10. *Install the new pads.* Make sure the four small metal clips are installed in the caliper where they were before (if they fell out or if you took them out to clean them). Coat all of them with lithium grease. The old/factory pads did not have the same metal clips the new ones did, which was a bit confusing at first. The new pads have two "clips" that push into the hollow caliper pistons and hold the pads exactly where they should be during install. I imagine the factory ones don't have them because they have some less expensive way to align them or the pads come pre-installed in the caliper. As I said before, all four pads in the set are unique, so make sure to carefully compare the old pad with the new one and make sure it's identical. Before you install the passenger's inside pad, make sure to install the wear sensor into it as it was on the old pad (clean the old wear sensor or use a new one if the old one went off). Lube the two pad clips with grease, then remove the 3M adhesive backing and don't touch the adhesive (it keeps the pads from squealing, so you want it to be clean and stick to the pistons). Slide the pad top and bottom over the top of the little metal caliper clips and make sure the clips stay flat against the caliper (they're just held on by squeezing metal). If you try to clip the top piston in and then the bottom, it won't work. Push the pad slightly over the little metal caliper clips on the top and bottom, then firmly squeeze it into the piston and both clips will engage at the same time nicely. Repeat with the other pad.

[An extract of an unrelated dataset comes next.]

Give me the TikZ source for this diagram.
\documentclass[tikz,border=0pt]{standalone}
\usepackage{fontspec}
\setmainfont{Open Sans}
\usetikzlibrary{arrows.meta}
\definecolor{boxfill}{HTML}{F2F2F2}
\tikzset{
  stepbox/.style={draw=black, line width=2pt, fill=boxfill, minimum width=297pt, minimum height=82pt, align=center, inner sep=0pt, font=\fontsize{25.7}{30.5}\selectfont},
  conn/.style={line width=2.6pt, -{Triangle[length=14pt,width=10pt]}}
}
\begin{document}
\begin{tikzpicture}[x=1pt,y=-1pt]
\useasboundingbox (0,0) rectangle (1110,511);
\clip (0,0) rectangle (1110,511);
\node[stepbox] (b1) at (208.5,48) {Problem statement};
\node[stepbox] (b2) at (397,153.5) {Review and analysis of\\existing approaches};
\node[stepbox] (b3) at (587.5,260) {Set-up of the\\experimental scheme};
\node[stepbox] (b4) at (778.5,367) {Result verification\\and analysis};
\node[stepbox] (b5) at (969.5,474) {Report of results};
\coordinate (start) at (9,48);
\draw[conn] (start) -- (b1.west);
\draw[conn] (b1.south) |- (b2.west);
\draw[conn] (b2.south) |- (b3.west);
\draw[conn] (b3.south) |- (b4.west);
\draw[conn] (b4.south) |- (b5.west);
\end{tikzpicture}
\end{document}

11. *Install the retaining clip.* Thoroughly clean the pad retaining clip and lube it with lithium grease. Hold the inside pad firmly against the caliper (so it doesn't pop off the piston), and wiggle the retaining clip through the inside pad hole, then the outside pad. The clip will "click" and settle in nicely when it's fully engaged in both pads.
12. *Install the new rotor.* Clean the wheel hub (whatever the part the rotor holds onto is called) and make sure it's free of rust and debris. Mine had a bit of rust, so I used lightly sand paper to remove the rust. Peel any stickers or junk off the new rotor, then align the retaining bolt hole with the hub, and use a new bolt and the T30 bit to tighten the bolt. Repair manual says 5 nm, so basically lightly hand tight (my wrench doesn't even go this low).
13. *Reinstall the caliper.* Slide the caliper back over the rotor, make sure the wear sensor wire isn't caught on anything, and replace and tighten the 2 x caliper bolts back onto the suspension. Repair manual says 200 nm for these bolts, so I literally had to lay down, and almost leg press the wheel well to get to the required torque with the wrench. Would probably be a lot easier with the car lifted, but it wasn't too bad.

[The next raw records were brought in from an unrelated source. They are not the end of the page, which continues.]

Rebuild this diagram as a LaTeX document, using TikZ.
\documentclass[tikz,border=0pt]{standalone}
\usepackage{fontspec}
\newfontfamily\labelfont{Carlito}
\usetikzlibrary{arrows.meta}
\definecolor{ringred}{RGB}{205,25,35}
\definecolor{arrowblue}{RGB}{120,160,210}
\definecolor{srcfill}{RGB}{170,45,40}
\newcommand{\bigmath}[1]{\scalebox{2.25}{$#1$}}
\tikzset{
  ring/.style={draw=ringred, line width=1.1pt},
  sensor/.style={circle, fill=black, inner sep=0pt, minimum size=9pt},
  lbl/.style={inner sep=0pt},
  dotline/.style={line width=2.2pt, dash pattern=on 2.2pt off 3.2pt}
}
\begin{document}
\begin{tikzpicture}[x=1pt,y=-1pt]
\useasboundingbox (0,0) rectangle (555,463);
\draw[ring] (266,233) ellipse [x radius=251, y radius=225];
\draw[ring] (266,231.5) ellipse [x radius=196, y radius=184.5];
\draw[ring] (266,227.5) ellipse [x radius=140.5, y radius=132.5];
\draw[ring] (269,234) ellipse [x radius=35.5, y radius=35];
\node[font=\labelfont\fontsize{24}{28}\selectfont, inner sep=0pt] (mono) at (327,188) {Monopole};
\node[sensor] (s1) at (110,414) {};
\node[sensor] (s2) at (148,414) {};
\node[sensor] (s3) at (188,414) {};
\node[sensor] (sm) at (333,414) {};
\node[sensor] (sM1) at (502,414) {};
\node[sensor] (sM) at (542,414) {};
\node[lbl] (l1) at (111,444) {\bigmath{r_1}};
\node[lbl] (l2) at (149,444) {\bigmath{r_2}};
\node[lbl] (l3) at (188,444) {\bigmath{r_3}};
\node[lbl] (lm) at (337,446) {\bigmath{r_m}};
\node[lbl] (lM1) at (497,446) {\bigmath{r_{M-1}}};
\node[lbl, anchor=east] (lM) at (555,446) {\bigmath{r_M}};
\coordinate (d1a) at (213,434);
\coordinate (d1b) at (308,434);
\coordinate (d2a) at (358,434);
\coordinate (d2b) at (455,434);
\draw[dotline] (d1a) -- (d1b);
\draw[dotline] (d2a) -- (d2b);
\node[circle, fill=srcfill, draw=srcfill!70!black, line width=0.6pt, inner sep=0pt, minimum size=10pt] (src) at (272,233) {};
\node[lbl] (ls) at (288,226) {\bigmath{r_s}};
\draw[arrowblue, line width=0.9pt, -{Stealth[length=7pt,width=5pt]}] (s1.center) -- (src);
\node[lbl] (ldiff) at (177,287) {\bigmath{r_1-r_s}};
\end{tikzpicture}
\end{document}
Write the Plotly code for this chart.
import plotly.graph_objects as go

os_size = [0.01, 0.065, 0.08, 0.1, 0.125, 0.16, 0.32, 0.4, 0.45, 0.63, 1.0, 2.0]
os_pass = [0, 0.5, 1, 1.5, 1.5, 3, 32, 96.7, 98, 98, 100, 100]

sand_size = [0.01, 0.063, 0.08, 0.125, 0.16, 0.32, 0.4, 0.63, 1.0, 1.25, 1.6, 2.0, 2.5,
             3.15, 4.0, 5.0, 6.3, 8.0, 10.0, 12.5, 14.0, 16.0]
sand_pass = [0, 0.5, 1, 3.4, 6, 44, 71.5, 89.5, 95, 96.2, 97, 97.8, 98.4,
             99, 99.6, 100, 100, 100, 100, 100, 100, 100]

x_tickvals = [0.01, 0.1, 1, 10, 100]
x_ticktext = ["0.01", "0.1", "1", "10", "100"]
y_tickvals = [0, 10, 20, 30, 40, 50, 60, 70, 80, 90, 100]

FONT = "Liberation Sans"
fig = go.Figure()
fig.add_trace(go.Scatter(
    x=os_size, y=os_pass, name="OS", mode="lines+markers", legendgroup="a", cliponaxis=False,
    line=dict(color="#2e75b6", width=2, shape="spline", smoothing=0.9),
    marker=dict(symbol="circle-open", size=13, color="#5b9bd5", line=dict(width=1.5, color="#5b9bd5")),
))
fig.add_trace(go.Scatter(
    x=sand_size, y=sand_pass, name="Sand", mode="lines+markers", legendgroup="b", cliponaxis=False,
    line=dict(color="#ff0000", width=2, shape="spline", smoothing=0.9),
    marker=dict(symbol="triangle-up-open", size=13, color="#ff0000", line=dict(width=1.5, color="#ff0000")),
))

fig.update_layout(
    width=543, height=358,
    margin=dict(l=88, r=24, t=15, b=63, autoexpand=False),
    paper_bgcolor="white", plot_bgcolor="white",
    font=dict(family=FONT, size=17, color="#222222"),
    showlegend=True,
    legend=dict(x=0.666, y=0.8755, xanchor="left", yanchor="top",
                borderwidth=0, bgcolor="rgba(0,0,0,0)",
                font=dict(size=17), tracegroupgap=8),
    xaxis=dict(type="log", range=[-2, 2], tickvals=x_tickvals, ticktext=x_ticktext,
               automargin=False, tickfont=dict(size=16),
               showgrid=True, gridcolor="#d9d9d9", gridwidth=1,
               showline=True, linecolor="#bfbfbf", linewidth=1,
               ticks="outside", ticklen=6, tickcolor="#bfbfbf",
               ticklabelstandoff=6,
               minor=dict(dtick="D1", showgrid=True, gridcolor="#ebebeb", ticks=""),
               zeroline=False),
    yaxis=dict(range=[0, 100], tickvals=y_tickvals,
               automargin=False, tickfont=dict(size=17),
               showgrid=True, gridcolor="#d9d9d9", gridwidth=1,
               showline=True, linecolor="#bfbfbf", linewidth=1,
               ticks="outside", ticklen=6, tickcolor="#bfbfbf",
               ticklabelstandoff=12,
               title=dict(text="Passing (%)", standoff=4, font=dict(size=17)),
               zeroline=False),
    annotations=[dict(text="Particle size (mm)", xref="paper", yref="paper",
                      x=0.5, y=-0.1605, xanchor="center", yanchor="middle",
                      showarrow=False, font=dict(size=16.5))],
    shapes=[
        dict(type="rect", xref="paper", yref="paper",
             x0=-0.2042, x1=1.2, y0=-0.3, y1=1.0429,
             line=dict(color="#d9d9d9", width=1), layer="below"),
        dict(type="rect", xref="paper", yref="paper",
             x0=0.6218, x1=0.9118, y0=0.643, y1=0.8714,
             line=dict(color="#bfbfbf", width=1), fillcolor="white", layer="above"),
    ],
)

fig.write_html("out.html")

14. *Reconnect the wear sensor.*
15. *Replace the wheels.* Repair manual sets wheel lug torque at 120 nm.
16. *Pump the brakes a bunch.* The pads are spread out and not even close to the new rotors. The brakes will NOT work the first few applications because the pads need to be extended back on the rotor. I started the engine *in park* and pumped it all the way to the floor about a dozen times, and visually verified all the pads were touching the rotors.
17. *Bed the new brakes.* Plenty of guides on this, but to make sure the brakes have maximum force, wear evenly, and don't get vibration, it's best to basically warm them up gently, then firmly (but not ABS) slow from 60 to 5 MPH 8-10 times *without stopping*, then drive continuously for 15 minutes or so to let them cool without ever coming to a complete stop (this took some very creative driving to accomplish in LA traffic). Brakes felt fine but a bit mushy the first few applications. By the end of my bedding they felt just as good as before.

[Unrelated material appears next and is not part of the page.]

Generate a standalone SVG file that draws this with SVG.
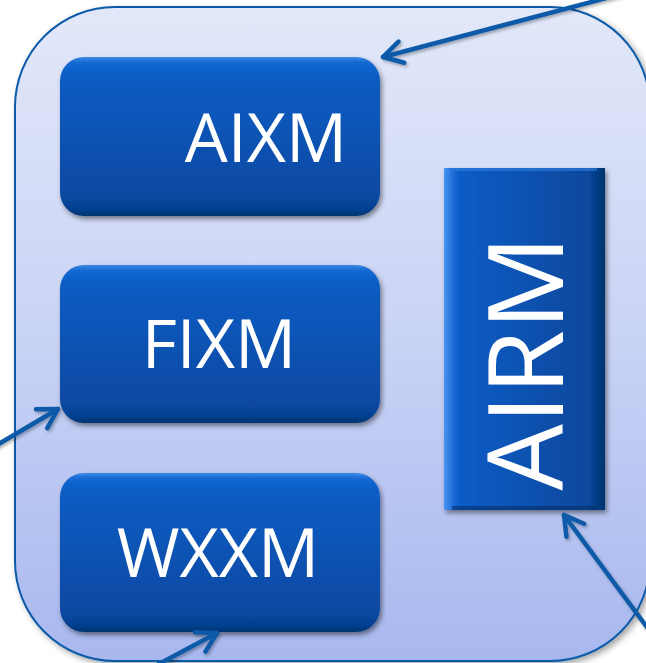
<svg xmlns="http://www.w3.org/2000/svg" width="646" height="663" viewBox="0 0 646 663">
<defs>
  <linearGradient id="bg" x1="0" y1="0" x2="0" y2="1">
    <stop offset="0" stop-color="#e2e8f9"/>
    <stop offset="0.5" stop-color="#c9d3f5"/>
    <stop offset="1" stop-color="#a8b8ef"/>
  </linearGradient>
  <linearGradient id="box" x1="0" y1="0" x2="0" y2="1">
    <stop offset="0" stop-color="#3b8ae6"/>
    <stop offset="0.035" stop-color="#1468d2"/>
    <stop offset="0.12" stop-color="#0a5cc4"/>
    <stop offset="0.88" stop-color="#0749a2"/>
    <stop offset="0.96" stop-color="#063f8e"/>
    <stop offset="1" stop-color="#05336f"/>
  </linearGradient>
  <linearGradient id="airm" x1="0" y1="0" x2="1" y2="0">
    <stop offset="0" stop-color="#4a95f2"/>
    <stop offset="0.06" stop-color="#1a6ad6"/>
    <stop offset="0.1" stop-color="#0a5cc6"/>
    <stop offset="0.9" stop-color="#07489c"/>
    <stop offset="0.94" stop-color="#063e88"/>
    <stop offset="1" stop-color="#05346f"/>
  </linearGradient>
  <filter id="sh" x="-10%" y="-10%" width="125%" height="125%">
    <feDropShadow dx="2" dy="3" stdDeviation="2.5" flood-color="#000" flood-opacity="0.45"/>
  </filter>
  <filter id="shc" x="-5%" y="-5%" width="115%" height="115%">
    <feDropShadow dx="3" dy="3" stdDeviation="3" flood-color="#000" flood-opacity="0.35"/>
  </filter>
  <filter id="sha" x="-10%" y="-10%" width="130%" height="130%">
    <feDropShadow dx="1.5" dy="2" stdDeviation="1.5" flood-color="#000" flood-opacity="0.3"/>
  </filter>
  <marker id="ah" markerUnits="userSpaceOnUse" viewBox="-30 -20 40 40" markerWidth="40" markerHeight="40" refX="0" refY="0" orient="auto" overflow="visible">
    <path d="M-19,-11 L0,0 L-19,11" fill="none" stroke="#0b5aa8" stroke-width="4.5" stroke-linecap="round" stroke-linejoin="round"/>
  </marker>
  <style>
    .node { fill: url(#box); filter: url(#sh); }
    .lbl { font-family: "Open Sans", "Liberation Sans", sans-serif; fill: #ffffff; text-anchor: middle; }
    .conn { stroke: #0b5aa8; stroke-width: 4.5; fill: none; stroke-linecap: round; marker-end: url(#ah); }
  </style>
</defs>

<g id="container">
  <rect x="15" y="7" width="635" height="654" rx="100" ry="100" fill="url(#bg)" stroke="#0b5aa8" stroke-width="2" filter="url(#shc)"/>
</g>

<g id="node-aixm">
  <rect class="node" x="60" y="57" width="320" height="159" rx="24" ry="24"/>
  <text class="lbl" x="266" y="162" font-size="68">AIXM</text>
</g>

<g id="node-fixm">
  <rect class="node" x="60" y="265" width="320" height="158" rx="24" ry="24"/>
  <text class="lbl" x="219" y="368" font-size="68">FIXM</text>
</g>

<g id="node-wxxm">
  <rect class="node" x="60" y="473" width="320" height="159" rx="24" ry="24"/>
  <text class="lbl" x="218" y="577" font-size="68">WXXM</text>
</g>

<g id="node-airm">
  <rect x="444" y="168" width="161" height="342" fill="url(#airm)" filter="url(#sh)"/>
  <rect x="452" y="168" width="145" height="3" fill="#2f7fe0" opacity="0.6"/>
  <rect x="452" y="506" width="145" height="4" fill="#04306a" opacity="0.6"/>
  <text class="lbl" transform="translate(563,363) rotate(-90)" font-size="105">AIRM</text>
</g>

<g id="connectors" filter="url(#sha)">
  <path class="conn" d="M652,-14 L383,57"/>
  <path class="conn" d="M-3,445 L58,409"/>
  <path class="conn" d="M157,665 L217,633"/>
  <path class="conn" d="M649,630 L564,515"/>
</g>
</svg>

This was my first brake job so I'm in no way the expert, but hope this helps someone! All said and done it wasn't bad at all and was a great learning experience. Saved me over $1000 USD vs having the dealer do it too! Let me know what you all think and if you have any questions!


----------



## Toshiba (Jul 8, 2004)

Looks fun, why would you not go after market? the TTS brakes are not really worth the outlay..


----------



## macaddict111 (Jun 13, 2018)

TBH I think they're just fine and it's still under warranty so I don't want to do any mods until after that's over.


----------



## debatable_andrew (Aug 4, 2019)

Thanks for taking the time to post this, very helpful.
Drew


----------



## Alan W (Oct 8, 2007)

Informative and well written guide with good photos - thank you. 

Alan W


----------



## no name (Feb 16, 2014)

Why go aftermarket Tosh?

Besides the squealing the brakes are actually really good.


----------



## macaddict111 (Jun 13, 2018)

placeborick said:


> Besides the squealing the brakes are actually really good.


I'm glad someone mentioned this, the last pair my right-side had a light (really nothing to mention) squeal under moderate hard braking, I figured something in the factory install wasn't perfect. This new set sounds like it's going to do the exact same, so maybe that's just how they are!


----------



## no name (Feb 16, 2014)

Mine are terrible when crawling in traffic on a really dry day.

Cleaning, regreasing sorts it temporarily. Otherwise I'm stumped. :?


----------



## Toshiba (Jul 8, 2004)

If you're going to spend that money aftermarket are much better than the single piston audi ones.
They are for sure better than standard things, but that's really not hard.


----------



## no name (Feb 16, 2014)

TTS front calipers are 4 pot, well at least in the UK they are?


----------



## macaddict111 (Jun 13, 2018)

placeborick said:


> TTS front calipers are 4 pot, well at least in the UK they are?


Yup. Best set of brakes I've ever owned (minus the squeal, but honestly I'm hoping I can bed them in a bit and get it better).


----------